Honolulu, Hawaii (CNN) - After the divisive measure gained almost no traction among Republican National Committee members, a "purity test" for GOP candidates was withdrawn Friday before it could be voted on at the party's winter meeting in Hawaii.
Instead, RNC members voted to adopt a watered-down resolution that "urges" party leadership to "carefully screen the record and statements of all candidates who profess to be Republicans" and to determine "that they wholeheartedly support the core principles" of the Republican Party platform.
The new resolution was offered by Bill Crocker, national committeeman from Texas.
The purity resolution – which was first circulated among party members last November and immediately drew criticism from Republicans within the committee and on Capitol Hill – would have required candidates to support at least eight of 10 conservative principles in order to receive financial support from the RNC.
Jim Bopp, the Indiana committeeman and chief sponsor of the purity resolution, insisted that Friday's compromise was not a defeat.
"For the first time in history we are calling upon all Republican leaders to consider the positions of candidates on issues," Bopp told reporters after Friday's general session.
Read the full text of the RNC's resolution after the jump:
But even those who supported the softer measure as an alternative to Bopp's litmus test said the new language is not binding and would have no practical impact on the party's financial decisions.
"There is nothing mandatory in there, and there is nothing required," said Oregon GOP chairman Bob Tiernan. "I am not going to take that back and make my candidate sign it. That is ridiculous."
California GOP chairman Ron Nehring, one of the state party chairs who voted unanimously earlier in the week to oppose the purity test, called the new measure "a nice statement" but said it is "purely advisory."
Others said the issue of candidate support needed to be addressed, especially in the wake of the special election in New York's 23rd congressional district. In that race, a moderate Republican supported and funded by state and national GOP officials was driven out of the contest by conservative activists.
"Most of the GOP and all of the grassroots, all of them have been upset about the Republican Party giving resources to moderate candidates," said Virginia committee member Morton Blackwell. "Unless Republicans can persuade the new grassroots activists that something has changed, then the idea of incorporating them into a permanent Republican majority will not happen."
Even after the purity test was set aside, it was clear that the resolution remained a source of tension between committee members.
When Bopp was speaking to reporters, Tiernan interrupted to dispute Bopp's claim that the new resolution requires party leaders to only support conservative candidates. Bopp turned to Tiernan and snapped: "Shut up."
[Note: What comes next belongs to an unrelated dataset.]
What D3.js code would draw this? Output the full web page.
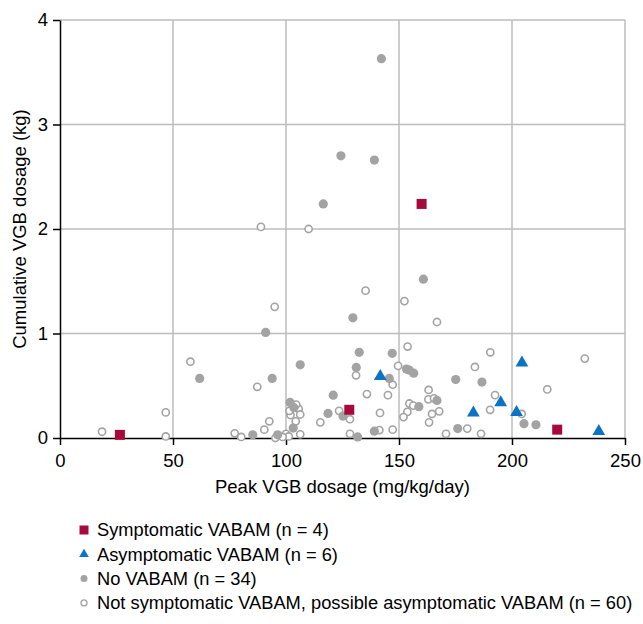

During Friday's meeting, resolutions committee chairman Henry Barbour addressed the controversy, telling members that certain resolutions "are beginning to water down our message."
"We need to focus more on defeating Democrats in November," Barbour said.
RNC Chairman Michael Steele, who opposed the purity test, did not mention the measure during his remarks to the committee.
Instead, Steele trained his fire on Democrats and blamed their recent losses in Virginia, New Jersey and Massachusetts on "arrogance" and political overreach.
"The Democrats are in effect daring the American people to stop them," Steele said. "They are playing with fire, and they are going to get burned. And we are going to help burn them."
Full text of the RNC resolution adopted Friday:
RESOLUTION CONCERNING PARTY SUPPORT OF CANDIDATES
WHEREAS, the Republican National Committee, the National Republican Congressional Committee and the National Republican Senatorial Committee have recently supported primary or special election candidates who professed allegiance to the Republican Party but who, as their circumstances changed and to serve their own interests, turned against the Republican Party and became or supported a candidate of another party; and
WHEREAS, many Republican leaders and Republican organizations were undermined and lost credibility as a result of the actions of such candidates; and
WHEREAS, there will be many more decisions regarding the support of candidates, and many more opportunities to enhance or diminish the credibility of Republicans and Republican organizations, in the coming election cycle; now therefore be it
RESOLVED, that the Republican National Committee urges its leadership and the leadership of all Republican organizations to carefully screen the record and statements of all candidates who profess to be Republicans and who desire the support of Republican leaders and Republicans organizations, and determine that they wholeheartedly support the core principles and positions of the Republican Party as expressed in the Platform of the Republican Party adopted at the 2008 National Convention; and be it further
RESOLVED, that the Republican National Committee urges that no support, financial or otherwise, be given to candidates who clearly do not support the core principles and positions of the Republican Party as expressed in the Platform of the Republican Party adopted in the 2008 National Convention.
As approved by the Committee on Resolutions, January 28, 2010.
Updated at 7:15 p.m. with additional information and full text of RNC resolution.